Exercise details:
Repeat the full listing below verbatim and keep the images out.
▶
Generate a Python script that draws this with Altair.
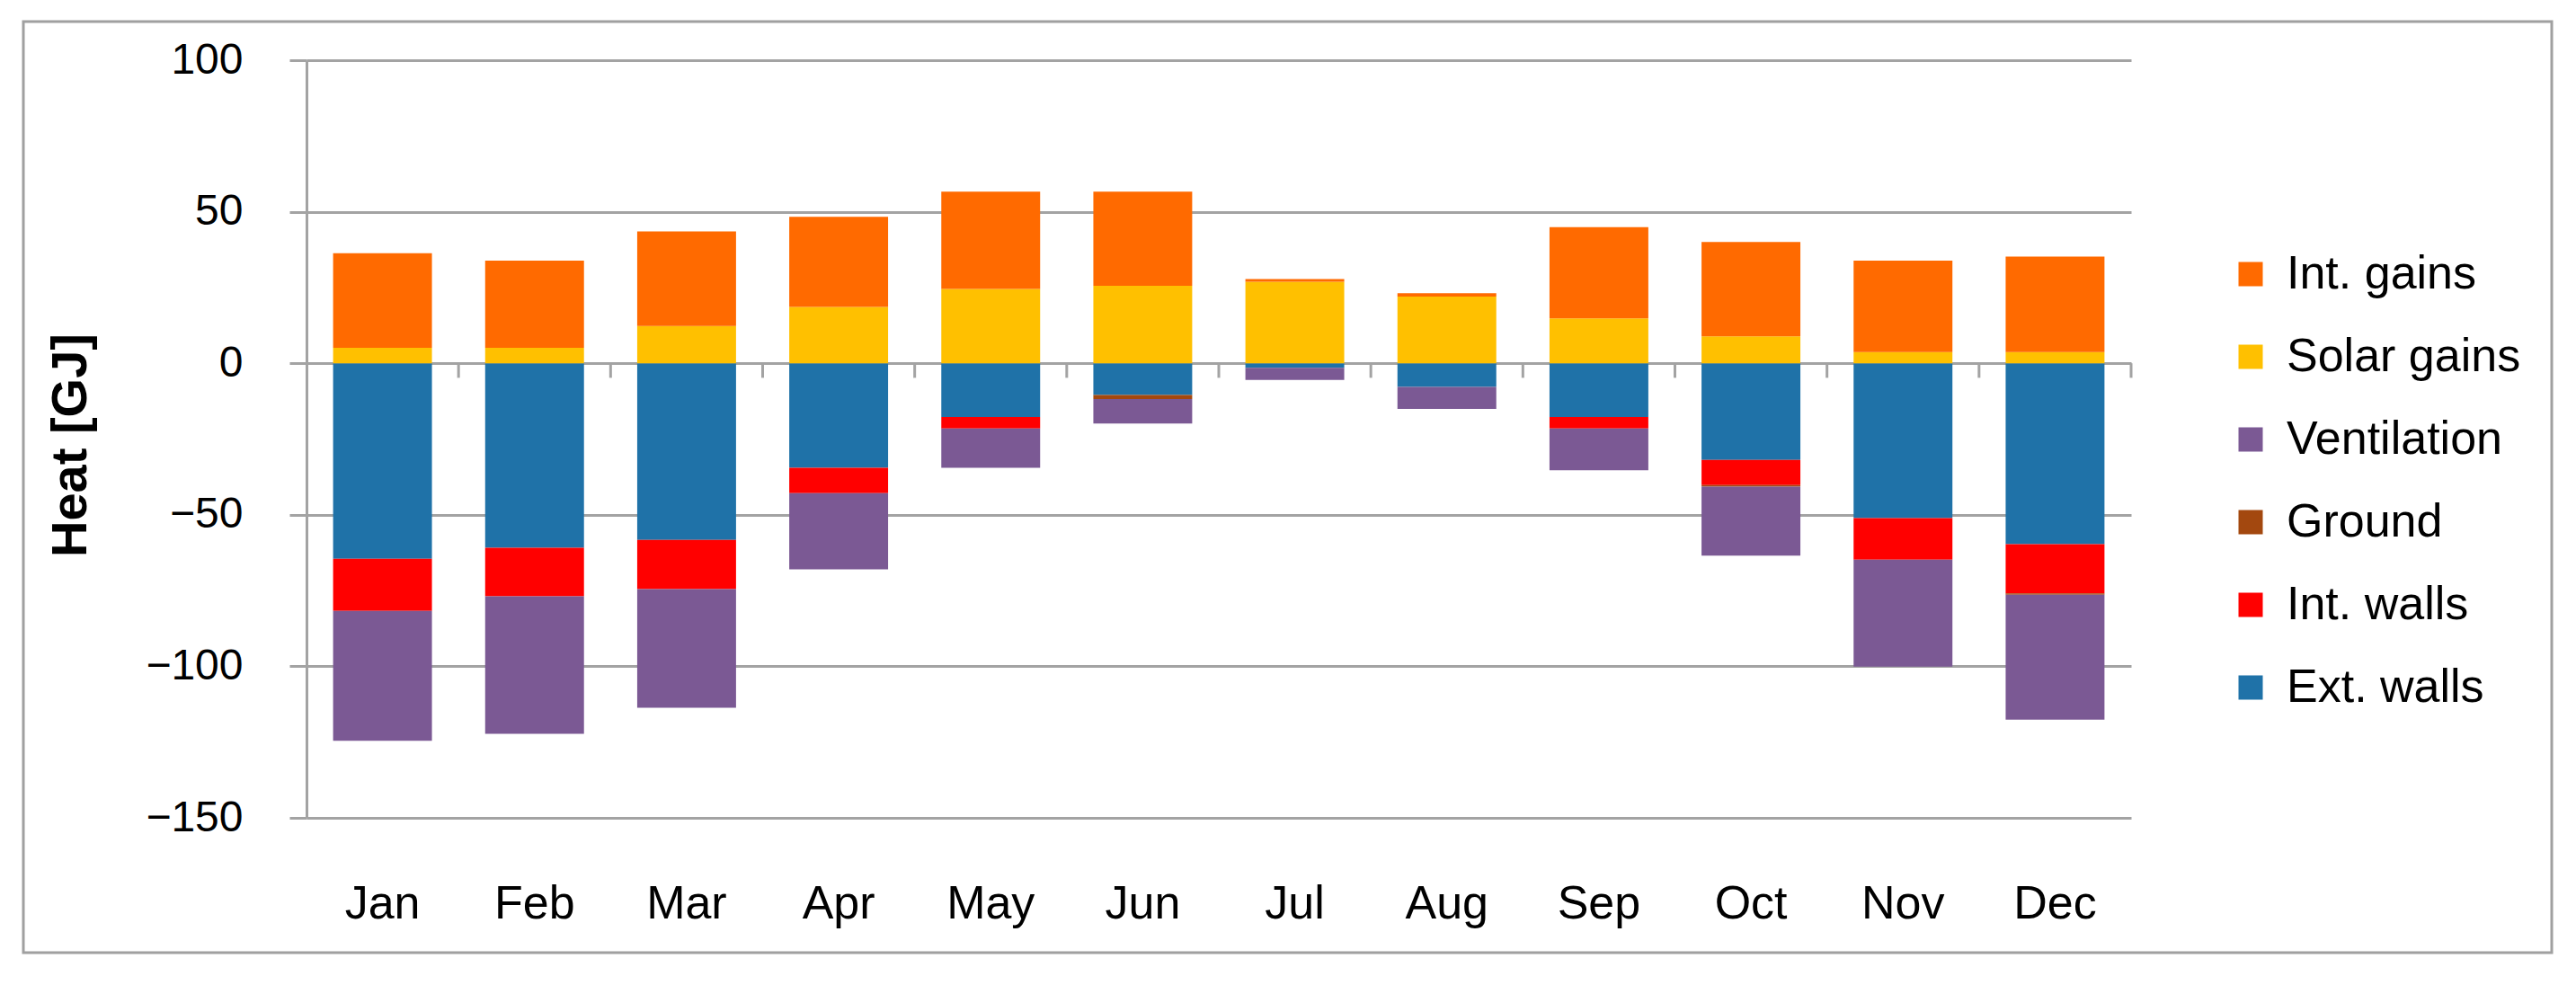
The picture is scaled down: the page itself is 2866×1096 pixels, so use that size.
import altair as alt
import pandas as pd

months = ["Jan", "Feb", "Mar", "Apr", "May", "Jun", "Jul", "Aug", "Sep", "Oct", "Nov", "Dec"]

# Stack order (from zero outward)
series = ["Ext. walls", "Int. walls", "Ground", "Ventilation", "Solar gains", "Int. gains"]
ext_walls = [-64.5, -60.9, -58.3, -34.5, -17.7, -10.5, -1.5, -7.8, -17.7, -31.9, -51.1, -59.7]
int_walls = [-17.2, -16.0, -16.2, -8.4, -3.8, 0.0, 0.0, 0.0, -3.8, -8.3, -13.7, -16.2]
ground = [0.0, 0.0, 0.0, 0.0, 0.0, -1.3, 0.0, 0.0, 0.0, -0.5, 0.0, -0.5]
ventilation = [-42.9, -45.4, -39.2, -25.1, -13.0, -8.1, -4.0, -7.3, -13.8, -22.8, -35.3, -41.2]
solar_gains = [5.1, 5.1, 12.3, 18.6, 24.5, 25.6, 26.9, 22.0, 14.8, 8.9, 3.7, 3.7]
int_gains = [31.2, 28.8, 31.2, 29.7, 32.1, 31.0, 0.9, 1.1, 30.1, 31.1, 30.2, 31.5]

legend_order = ["Int. gains", "Solar gains", "Ventilation", "Ground", "Int. walls", "Ext. walls"]
legend_colors = ["#FF6A00", "#FFC000", "#7B5994", "#A3480F", "#FF0000", "#1F72A8"]

y_ticks = [-150, -100, -50, 0, 50, 100]

rows = []
for i, m in enumerate(months):
    for k, (name, vals) in enumerate(zip(series, [ext_walls, int_walls, ground, ventilation, solar_gains, int_gains])):
        rows.append({"month": m, "series": name, "value": vals[i], "order": k})
df = pd.DataFrame(rows)
df_months = pd.DataFrame({"month": months})

W, H = 2030, 843
PAD_L, PAD_T = 333, 59
FONT = "Liberation Sans"
GRID = "#A3A3A3"
PAD_INNER = 0.35
# shift from bar end to band boundary (half of the gap between bars), in px
GAP_HALF = (W / len(months)) * PAD_INNER / 2

x_enc = alt.X(
    "month:N",
    sort=months,
    scale=alt.Scale(paddingInner=PAD_INNER, paddingOuter=PAD_INNER / 2),
    axis=alt.Axis(
        title=None, labelAngle=0, domain=False, ticks=False, grid=False,
        labelPadding=70, labelFontSize=52, labelFont=FONT, labelColor="black",
    ),
)
y_enc = alt.Y(
    "value:Q",
    stack="zero",
    title="Heat [GJ]",
    scale=alt.Scale(domain=[-150, 100], nice=False, zero=False),
    axis=alt.Axis(
        values=y_ticks, grid=True, gridColor=GRID, gridWidth=3,
        domain=True, domainColor=GRID, domainWidth=3,
        ticks=True, tickSize=19, tickColor=GRID, tickWidth=3,
        labelFontSize=48, labelFont=FONT, labelColor="black", labelPadding=52,
        titleFontSize=56, titleFont=FONT, titleFontWeight="bold", titleColor="black",
        titleX=-263, titleY=428, titleAngle=270, titleAlign="center", titleBaseline="middle",
    ),
)

bars = alt.Chart(df).mark_bar().encode(
    x=x_enc,
    y=y_enc,
    color=alt.Color(
        "series:N",
        scale=alt.Scale(domain=legend_order, range=legend_colors),
        legend=alt.Legend(
            title=None, orient="none", legendX=2137, legendY=212,
            symbolType="square", symbolSize=729, symbolStrokeWidth=0,
            labelFontSize=52, labelFont=FONT, labelColor="black", labelLimit=600,
            labelOffset=14, rowPadding=40, padding=0,
        ),
    ),
    order=alt.Order("order:Q"),
)

boundary_ticks = alt.Chart(df_months).mark_rule(
    color=GRID, strokeWidth=3, xOffset=GAP_HALF
).encode(
    x=alt.X("month:N", sort=months, bandPosition=1),
    y=alt.Y(datum=0),
    y2=alt.Y2(datum=-4.8),
)

frame = alt.Chart(pd.DataFrame({"a": [0]})).mark_rect(
    fill="transparent", stroke="#A0A0A0", strokeWidth=3
).encode(
    x=alt.value(26 - 8 - PAD_L), x2=alt.value(2839 - 8 - PAD_L),
    y=alt.value(24 - 8 - PAD_T), y2=alt.value(1060 - 8 - PAD_T),
)

chart = alt.layer(bars, boundary_ticks, frame).properties(
    width=W, height=H,
    background="white",
    autosize=alt.AutoSizeParams(type="none"),
    padding={"left": PAD_L, "top": PAD_T, "right": 480, "bottom": 170},
).configure_view(stroke=None)

chart.save("out.html", embed_options={"renderer": "svg", "actions": False})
◀
Solution for this task:
Generate a Python script that draws this with Altair.
The picture is scaled down: the page itself is 2866×1096 pixels, so use that size.
import altair as alt
import pandas as pd

months = ["Jan", "Feb", "Mar", "Apr", "May", "Jun", "Jul", "Aug", "Sep", "Oct", "Nov", "Dec"]

# Stack order (from zero outward)
series = ["Ext. walls", "Int. walls", "Ground", "Ventilation", "Solar gains", "Int. gains"]
ext_walls = [-64.5, -60.9, -58.3, -34.5, -17.7, -10.5, -1.5, -7.8, -17.7, -31.9, -51.1, -59.7]
int_walls = [-17.2, -16.0, -16.2, -8.4, -3.8, 0.0, 0.0, 0.0, -3.8, -8.3, -13.7, -16.2]
ground = [0.0, 0.0, 0.0, 0.0, 0.0, -1.3, 0.0, 0.0, 0.0, -0.5, 0.0, -0.5]
ventilation = [-42.9, -45.4, -39.2, -25.1, -13.0, -8.1, -4.0, -7.3, -13.8, -22.8, -35.3, -41.2]
solar_gains = [5.1, 5.1, 12.3, 18.6, 24.5, 25.6, 26.9, 22.0, 14.8, 8.9, 3.7, 3.7]
int_gains = [31.2, 28.8, 31.2, 29.7, 32.1, 31.0, 0.9, 1.1, 30.1, 31.1, 30.2, 31.5]

legend_order = ["Int. gains", "Solar gains", "Ventilation", "Ground", "Int. walls", "Ext. walls"]
legend_colors = ["#FF6A00", "#FFC000", "#7B5994", "#A3480F", "#FF0000", "#1F72A8"]

y_ticks = [-150, -100, -50, 0, 50, 100]

rows = []
for i, m in enumerate(months):
    for k, (name, vals) in enumerate(zip(series, [ext_walls, int_walls, ground, ventilation, solar_gains, int_gains])):
        rows.append({"month": m, "series": name, "value": vals[i], "order": k})
df = pd.DataFrame(rows)
df_months = pd.DataFrame({"month": months})

W, H = 2030, 843
PAD_L, PAD_T = 333, 59
FONT = "Liberation Sans"
GRID = "#A3A3A3"
PAD_INNER = 0.35
# shift from bar end to band boundary (half of the gap between bars), in px
GAP_HALF = (W / len(months)) * PAD_INNER / 2

x_enc = alt.X(
    "month:N",
    sort=months,
    scale=alt.Scale(paddingInner=PAD_INNER, paddingOuter=PAD_INNER / 2),
    axis=alt.Axis(
        title=None, labelAngle=0, domain=False, ticks=False, grid=False,
        labelPadding=70, labelFontSize=52, labelFont=FONT, labelColor="black",
    ),
)
y_enc = alt.Y(
    "value:Q",
    stack="zero",
    title="Heat [GJ]",
    scale=alt.Scale(domain=[-150, 100], nice=False, zero=False),
    axis=alt.Axis(
        values=y_ticks, grid=True, gridColor=GRID, gridWidth=3,
        domain=True, domainColor=GRID, domainWidth=3,
        ticks=True, tickSize=19, tickColor=GRID, tickWidth=3,
        labelFontSize=48, labelFont=FONT, labelColor="black", labelPadding=52,
        titleFontSize=56, titleFont=FONT, titleFontWeight="bold", titleColor="black",
        titleX=-263, titleY=428, titleAngle=270, titleAlign="center", titleBaseline="middle",
    ),
)

bars = alt.Chart(df).mark_bar().encode(
    x=x_enc,
    y=y_enc,
    color=alt.Color(
        "series:N",
        scale=alt.Scale(domain=legend_order, range=legend_colors),
        legend=alt.Legend(
            title=None, orient="none", legendX=2137, legendY=212,
            symbolType="square", symbolSize=729, symbolStrokeWidth=0,
            labelFontSize=52, labelFont=FONT, labelColor="black", labelLimit=600,
            labelOffset=14, rowPadding=40, padding=0,
        ),
    ),
    order=alt.Order("order:Q"),
)

boundary_ticks = alt.Chart(df_months).mark_rule(
    color=GRID, strokeWidth=3, xOffset=GAP_HALF
).encode(
    x=alt.X("month:N", sort=months, bandPosition=1),
    y=alt.Y(datum=0),
    y2=alt.Y2(datum=-4.8),
)

frame = alt.Chart(pd.DataFrame({"a": [0]})).mark_rect(
    fill="transparent", stroke="#A0A0A0", strokeWidth=3
).encode(
    x=alt.value(26 - 8 - PAD_L), x2=alt.value(2839 - 8 - PAD_L),
    y=alt.value(24 - 8 - PAD_T), y2=alt.value(1060 - 8 - PAD_T),
)

chart = alt.layer(bars, boundary_ticks, frame).properties(
    width=W, height=H,
    background="white",
    autosize=alt.AutoSizeParams(type="none"),
    padding={"left": PAD_L, "top": PAD_T, "right": 480, "bottom": 170},
).configure_view(stroke=None)

chart.save("out.html", embed_options={"renderer": "svg", "actions": False})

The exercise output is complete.